6. Colocados estes dados, e aproximando-os da doutrina dos dois preceitos transcritos, resulta um juízo normativo negatório do pedido de nacionalidade, solicitada, no quadro de facto emergente do processo, e que acaba de evidenciar-se.
Com efeito, casar com uma portuguesa, no Brasil, onde se reside, ter n.º fiscal, conta bancária ou ser proprietário em Portugal, ou ter frequentado, durante um ano, e obtido, por equivalência, um curso académico, ser sócio de associações portuguesas, sediadas no Brasil, são elementos que, correspondendo apenas a direitos que decorrem do Estatuto de Igualdade entre Portugueses e Brasileiros (em especial, artigos 12º a 22º- entrada e permanência - e 23º a 48º - cooperação cientifica e tecnológica - do Tratado de Amizade, Cooperação e Consulta entre a República Portuguesa e a República Federativa do Brasil, ratificado pelo Decreto 79/2000, de 14 de Dezembro de 2000), não atingem pendor significativo para alcançar a integração na comunidade nacional, no sentido preconizado da ligação efectiva ao Estado Português, caracterizada há pouco (ponto 4), que garanta a atribuição da cidadania portuguesa, segundo as exigências e objectivos pressupostos pelas normas legais reproduzidas.
Quanto a nós afigura-se um resultado conclusivo inquestionável.

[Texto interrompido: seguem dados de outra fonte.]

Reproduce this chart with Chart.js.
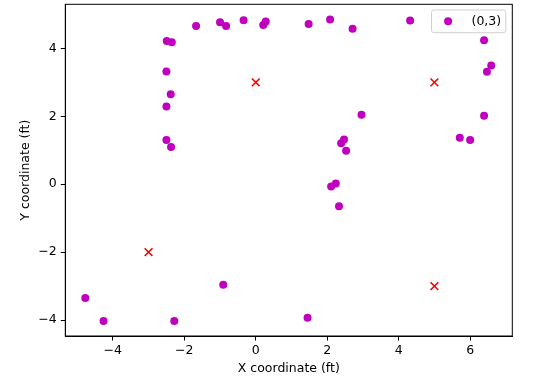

Vai também nesta direcção, e perante a nova redacção da Lei da Nacionalidade, toda a jurisprudência deste Tribunal, face a cenários paralelos de nacionais de países de expressão portuguesa, casados com portuguesas (ou portugueses) no país de origem (3).
Termos em que, sem necessidade de maiores explanações, e ponderando tanto quanto se expôs, acordam no Supremo Tribunal de Justiça - 7ª secção - em negar provimento à revista.
Custas pelo recorrente.

Lisboa, 11 de Junho de 2002.
Neves Ribeiro,
Araújo de Barros,
Oliveira Barros.
--------------------------
(1) Sobre os conceitos mais gerais de Estado; Estado/nação; e Estado/ colectividade , pode ver-se : O Estado nos Tribunais, Intervenção Cível do MºPº, em Primeira Instância, 2ª edição, páginas 180/182, e vastíssima doutrina nacional e estrangeira, que trata o conceito de Nação, em especial nas notas de rodapé, nas indicadas páginas.

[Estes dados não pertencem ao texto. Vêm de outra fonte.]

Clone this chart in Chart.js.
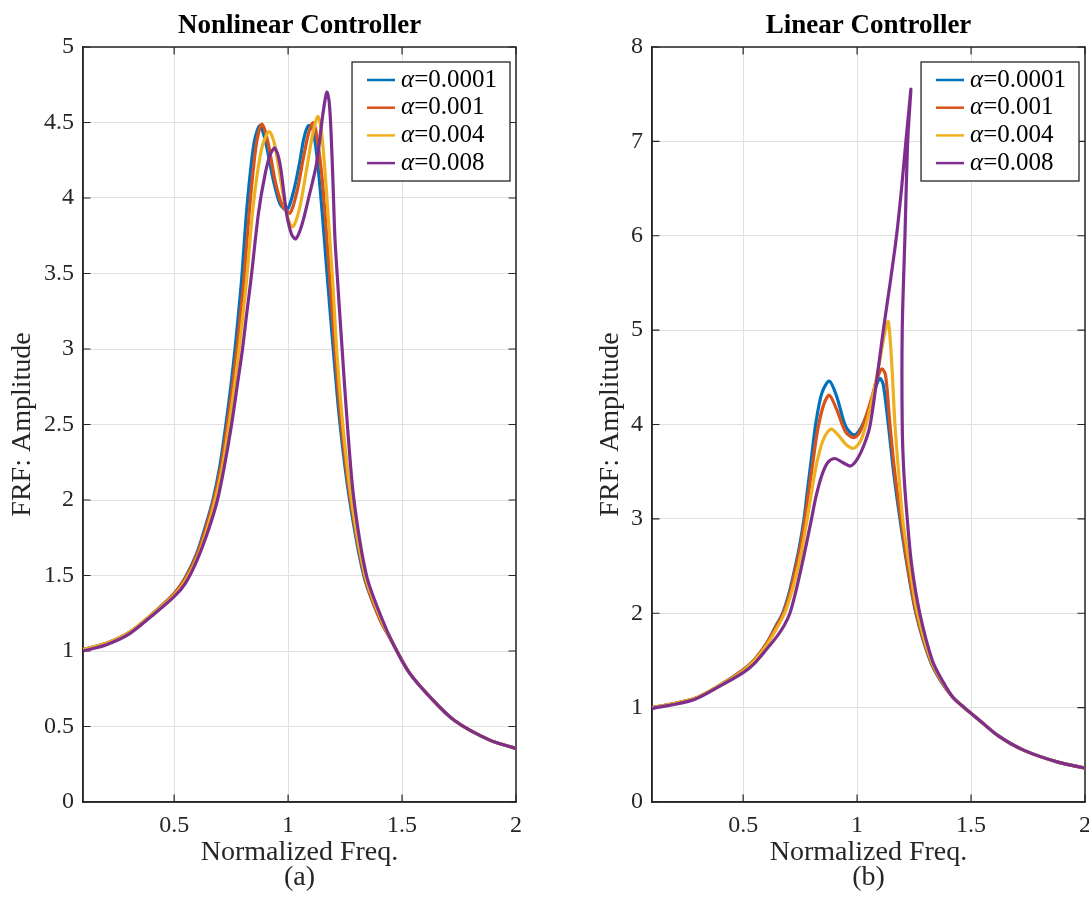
<!DOCTYPE html>
<html>
<head>
<meta charset="utf-8">
<script src="https://cdn.jsdelivr.net/npm/chart.js@4.4.0/dist/chart.umd.min.js"></script>
<style>
  html, body { margin: 0; padding: 0; background: #ffffff; }
  .panel { position: absolute; top: 0; }
</style>
</head>
<body>
<div class="panel" style="left:0px;"><canvas id="left" width="545" height="898" style="width:545px;height:898px;"></canvas></div>
<div class="panel" style="left:569px;"><canvas id="right" width="520" height="898" style="width:520px;height:898px;"></canvas></div>
<script>
// ---------------- data ----------------
const seriesLabels = ['α=0.0001', 'α=0.001', 'α=0.004', 'α=0.008'];
const xTicks = [0.5, 1, 1.5, 2];
const yTicksNonlinear = [0, 0.5, 1, 1.5, 2, 2.5, 3, 3.5, 4, 4.5, 5];
const yTicksLinear = [0, 1, 2, 3, 4, 5, 6, 7, 8];

// (a) Nonlinear Controller
const nlFreq1 = [0.1,0.2,0.3,0.4,0.5,0.55,0.6,0.64,0.67,0.70,0.727,0.75,0.767,0.782,0.796,0.82,0.85,0.876,0.90,0.935,0.965,0.995,1.025,1.05,1.07,1.09,1.11,1.137,1.173,1.198,1.228,1.27,1.332,1.40,1.46,1.53,1.62,1.73,1.885,2.0];
const nlAmp1  = [1.01,1.05,1.12,1.24,1.38,1.49,1.65,1.84,2.0,2.22,2.5,2.77,3.0,3.23,3.46,3.95,4.36,4.48,4.38,4.12,3.96,3.92,4.05,4.23,4.4,4.48,4.45,4.12,3.46,3.0,2.5,2.0,1.5,1.22,1.05,0.86,0.70,0.54,0.41,0.355];
const nlFreq2 = [0.1,0.2,0.3,0.4,0.5,0.552,0.603,0.644,0.674,0.705,0.733,0.757,0.775,0.791,0.806,0.832,0.861,0.885,0.91,0.945,0.975,1.008,1.04,1.065,1.09,1.109,1.125,1.15,1.183,1.205,1.233,1.274,1.335,1.40,1.46,1.53,1.62,1.73,1.885,2.0];
const nlAmp2  = [1.01,1.05,1.12,1.24,1.38,1.49,1.65,1.84,2.0,2.22,2.5,2.77,3.0,3.23,3.46,3.95,4.36,4.49,4.38,4.1,3.95,3.90,4.05,4.25,4.43,4.50,4.42,4.12,3.46,3.0,2.5,2.0,1.5,1.22,1.05,0.86,0.70,0.54,0.41,0.355];
const nlFreq3 = [0.1,0.2,0.3,0.4,0.5,0.555,0.607,0.649,0.68,0.712,0.741,0.766,0.785,0.802,0.818,0.847,0.883,0.916,0.94,0.975,1.0,1.021,1.05,1.08,1.11,1.131,1.148,1.168,1.195,1.213,1.24,1.278,1.338,1.405,1.46,1.53,1.62,1.73,1.885,2.0];
const nlAmp3  = [1.01,1.05,1.12,1.24,1.37,1.48,1.64,1.83,2.0,2.22,2.5,2.77,3.0,3.23,3.46,3.95,4.32,4.44,4.36,4.05,3.86,3.81,3.93,4.18,4.44,4.54,4.42,4.05,3.46,3.0,2.5,2.0,1.5,1.22,1.05,0.86,0.70,0.54,0.41,0.355];
const nlFreq4 = [0.1,0.2,0.3,0.4,0.5,0.55,0.6,0.65,0.69,0.72,0.752,0.778,0.80,0.818,0.837,0.87,0.898,0.922,0.942,0.965,0.993,1.015,1.034,1.06,1.09,1.125,1.153,1.17,1.18,1.188,1.197,1.205,1.215,1.237,1.26,1.289,1.344,1.41,1.46,1.53,1.62,1.73,1.885,2.0];
const nlAmp4  = [1.0,1.04,1.11,1.23,1.36,1.45,1.6,1.8,2.0,2.22,2.5,2.77,3.0,3.23,3.46,3.9,4.15,4.29,4.33,4.22,3.90,3.76,3.73,3.82,4.0,4.23,4.56,4.70,4.64,4.45,4.1,3.75,3.5,3.0,2.5,2.0,1.5,1.22,1.05,0.86,0.70,0.54,0.41,0.355];

// (b) Linear Controller
const linFreq1 = [0.1,0.28,0.4,0.5,0.55,0.6,0.64,0.673,0.70,0.72,0.745,0.767,0.782,0.80,0.818,0.845,0.878,0.91,0.95,0.987,1.02,1.06,1.085,1.10,1.115,1.137,1.16,1.188,1.22,1.258,1.32,1.37,1.42,1.47,1.53,1.62,1.73,1.885,2.0];
const linAmp1  = [1.0,1.09,1.24,1.40,1.51,1.67,1.85,2.0,2.2,2.4,2.68,3.0,3.3,3.65,4.0,4.33,4.46,4.3,3.98,3.89,3.98,4.22,4.42,4.49,4.42,4.0,3.5,3.0,2.5,2.0,1.5,1.27,1.11,1.0,0.88,0.70,0.55,0.42,0.36];
const linFreq2 = [0.1,0.28,0.4,0.5,0.55,0.6,0.642,0.676,0.703,0.723,0.749,0.771,0.787,0.806,0.826,0.852,0.878,0.91,0.95,0.987,1.02,1.06,1.09,1.109,1.125,1.144,1.165,1.192,1.222,1.26,1.322,1.372,1.42,1.47,1.53,1.62,1.73,1.885,2.0];
const linAmp2  = [1.0,1.09,1.24,1.40,1.51,1.67,1.85,2.0,2.2,2.4,2.68,3.0,3.28,3.6,3.93,4.2,4.31,4.16,3.92,3.86,3.96,4.25,4.5,4.59,4.52,4.0,3.5,3.0,2.5,2.0,1.5,1.27,1.11,1.0,0.88,0.70,0.55,0.42,0.36];
const linFreq3 = [0.1,0.28,0.4,0.5,0.55,0.6,0.645,0.682,0.71,0.732,0.758,0.781,0.80,0.822,0.85,0.885,0.92,0.955,0.987,1.02,1.06,1.095,1.12,1.137,1.153,1.166,1.182,1.20,1.23,1.265,1.325,1.375,1.42,1.47,1.53,1.62,1.73,1.885,2.0];
const linAmp3  = [1.0,1.09,1.24,1.39,1.5,1.65,1.83,2.0,2.2,2.4,2.68,3.0,3.28,3.58,3.83,3.95,3.88,3.78,3.75,3.85,4.2,4.62,4.95,5.09,4.6,4.0,3.5,3.0,2.5,2.0,1.5,1.27,1.11,1.0,0.88,0.70,0.55,0.42,0.36];
const linFreq4 = [0.1,0.28,0.4,0.5,0.55,0.6,0.65,0.68,0.705,0.73,0.755,0.778,0.80,0.82,0.845,0.872,0.903,0.935,0.971,1.0,1.03,1.056,1.085,1.115,1.145,1.173,1.195,1.214,1.228,1.236,1.222,1.21,1.198,1.198,1.205,1.22,1.24,1.275,1.33,1.378,1.42,1.47,1.53,1.62,1.73,1.885,2.0];
const linAmp4  = [0.99,1.08,1.23,1.37,1.47,1.61,1.76,1.87,2.0,2.22,2.48,2.74,3.0,3.24,3.46,3.6,3.64,3.6,3.56,3.63,3.78,3.98,4.45,5.0,5.5,6.0,6.5,7.0,7.35,7.55,7.0,6.0,5.0,4.0,3.5,3.0,2.5,2.0,1.5,1.27,1.11,1.0,0.88,0.70,0.55,0.42,0.36];

// ---------------- styling / chart construction ----------------
const FONT = '"Liberation Serif", "Times New Roman", Times, serif';
const INK = '#262626';
const palette = ['#0072BD', '#D95319', '#EDB120', '#7E2F8E'];

Chart.defaults.font.family = FONT;
Chart.defaults.color = INK;

function buildDatasets(freqs, amps) {
  return freqs.map((f, k) => ({
    label: seriesLabels[k],
    data: f.map((x, i) => ({ x: x, y: amps[k][i] })),
    showLine: true,
    borderColor: palette[k],
    backgroundColor: palette[k],
    borderWidth: 3.2,
    pointRadius: 0,
    pointHoverRadius: 0,
    tension: 0.3,
    fill: false,
    order: freqs.length - 1 - k
  }));
}

const framePlugin = {
  id: 'matlabFrame',
  beforeDatasetsDraw(chart) {
    const { ctx, chartArea: a } = chart;
    const xs = chart.scales.x, ys = chart.scales.y;
    const L = 7.5;
    ctx.save();
    ctx.strokeStyle = INK;
    ctx.lineWidth = 1.2;
    ctx.beginPath();
    xs.ticks.forEach(t => {
      const p = xs.getPixelForValue(t.value);
      ctx.moveTo(p, a.bottom); ctx.lineTo(p, a.bottom - L);
      ctx.moveTo(p, a.top); ctx.lineTo(p, a.top + L);
    });
    ys.ticks.forEach(t => {
      const p = ys.getPixelForValue(t.value);
      ctx.moveTo(a.left, p); ctx.lineTo(a.left + L, p);
      ctx.moveTo(a.right, p); ctx.lineTo(a.right - L, p);
    });
    ctx.stroke();
    ctx.lineWidth = 1.5;
    ctx.strokeRect(a.left, a.top, a.right - a.left, a.bottom - a.top);
    ctx.restore();
  },
  afterDraw(chart) {
    const { ctx, chartArea: a } = chart;
    const size = 25;
    const dsets = chart.data.datasets;
    ctx.save();
    let maxW = 0;
    dsets.forEach(ds => {
      ctx.font = 'italic ' + size + 'px ' + FONT;
      let w = ctx.measureText(ds.label.slice(0, 1)).width;
      ctx.font = size + 'px ' + FONT;
      w += ctx.measureText(ds.label.slice(1)).width;
      maxW = Math.max(maxW, w);
    });
    const rowH = 27.7;
    const bw = 49 + maxW + 13;
    const bh = 119;
    const bx = a.right - 6 - bw;
    const by = a.top + 15;
    ctx.fillStyle = '#ffffff';
    ctx.fillRect(bx, by, bw, bh);
    ctx.strokeStyle = INK;
    ctx.lineWidth = 1.3;
    ctx.strokeRect(bx, by, bw, bh);
    dsets.forEach((ds, i) => {
      const cy = by + 18 + i * rowH;
      ctx.strokeStyle = ds.borderColor;
      ctx.lineWidth = 2.5;
      ctx.beginPath();
      ctx.moveTo(bx + 15, cy);
      ctx.lineTo(bx + 43, cy);
      ctx.stroke();
      ctx.fillStyle = '#000000';
      ctx.textBaseline = 'middle';
      ctx.textAlign = 'left';
      ctx.font = 'italic ' + size + 'px ' + FONT;
      const g = ds.label.slice(0, 1);
      ctx.fillText(g, bx + 49, cy);
      const gw = ctx.measureText(g).width;
      ctx.font = size + 'px ' + FONT;
      ctx.fillText(ds.label.slice(1), bx + 49 + gw, cy);
    });
    ctx.restore();
  }
};

function makeChart(canvasId, titleText, tagText, datasets, yMax, yTicks, yTitlePad, padRight) {
  return new Chart(document.getElementById(canvasId), {
    type: 'scatter',
    data: { datasets: datasets },
    plugins: [framePlugin],
    options: {
      responsive: false,
      animation: false,
      devicePixelRatio: 1,
      events: [],
      layout: { padding: { left: 0, right: padRight, top: 0, bottom: 8 } },
      plugins: {
        legend: { display: false },
        tooltip: { enabled: false },
        title: {
          display: true,
          text: titleText,
          color: '#000000',
          fullSize: false,
          font: { size: 27, weight: 'bold', family: FONT },
          padding: { top: 10, bottom: 4.6 }
        }
      },
      scales: {
        x: {
          type: 'linear',
          min: 0.1,
          max: 2,
          afterBuildTicks: s => { s.ticks = xTicks.map(v => ({ value: v })); },
          afterFit: s => { s.height = 88; s.paddingLeft = 0; s.paddingRight = 0; },
          grid: { color: '#e0e0e0', lineWidth: 1, drawTicks: false },
          border: { display: true, color: INK, width: 1.5 },
          ticks: { padding: 9, color: INK, autoSkip: false, maxRotation: 0, font: { size: 24 }, callback: v => String(v) },
          title: { display: true, text: ['Normalized Freq.', tagText], color: INK, padding: 0, font: { size: 28, lineHeight: 0.9 } }
        },
        y: {
          type: 'linear',
          min: 0,
          max: yMax,
          afterBuildTicks: s => { s.ticks = yTicks.map(v => ({ value: v })); },
          afterFit: s => { s.width = 83; },
          grid: { color: '#e0e0e0', lineWidth: 1, drawTicks: false },
          border: { display: true, color: INK, width: 1.5 },
          ticks: { padding: 9, color: INK, font: { size: 24 }, callback: v => String(v) },
          title: { display: true, text: 'FRF: Amplitude', color: INK, padding: { top: yTitlePad, bottom: 0 }, font: { size: 28 } }
        }
      }
    }
  });
}

makeChart('left', 'Nonlinear Controller', '(a)',
  buildDatasets([nlFreq1, nlFreq2, nlFreq3, nlFreq4], [nlAmp1, nlAmp2, nlAmp3, nlAmp4]),
  5, yTicksNonlinear, 6, 29);

makeChart('right', 'Linear Controller', '(b)',
  buildDatasets([linFreq1, linFreq2, linFreq3, linFreq4], [linAmp1, linAmp2, linAmp3, linAmp4]),
  8, yTicksLinear, 25, 4);
</script>
</body>
</html>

(2) Pode dizer-se que toda a nacionalidade é efectiva, isto é, que o vinculo de nacionalidade pressupõe uma ligação de carácter sociológico entre indivíduo e Estado, de forma tal que possa dizer-se, que há uma relação de pertença entre aquele e este - é esta ideia subjacente à noção germânica de Staatsangehorigkeit que literalmente significa "pertença ao Estado", ou seja o indivíduo faz parte da população do Estado (ou mais rigorosamente do povo) - Professor Marques dos Santos, Estudos de Direito de nacionalidade, páginas 279/281, onde apresenta vastíssima recepção de doutrina nacional e estrangeira, sobre nacionalidade e efectividade do vinculo.
(3) Resultado de pesquisa informática feita pela assessoria cível, a partir dos descritores " oposição à aquisição de nacionalidade" e " ligação efectiva à comunidade nacional".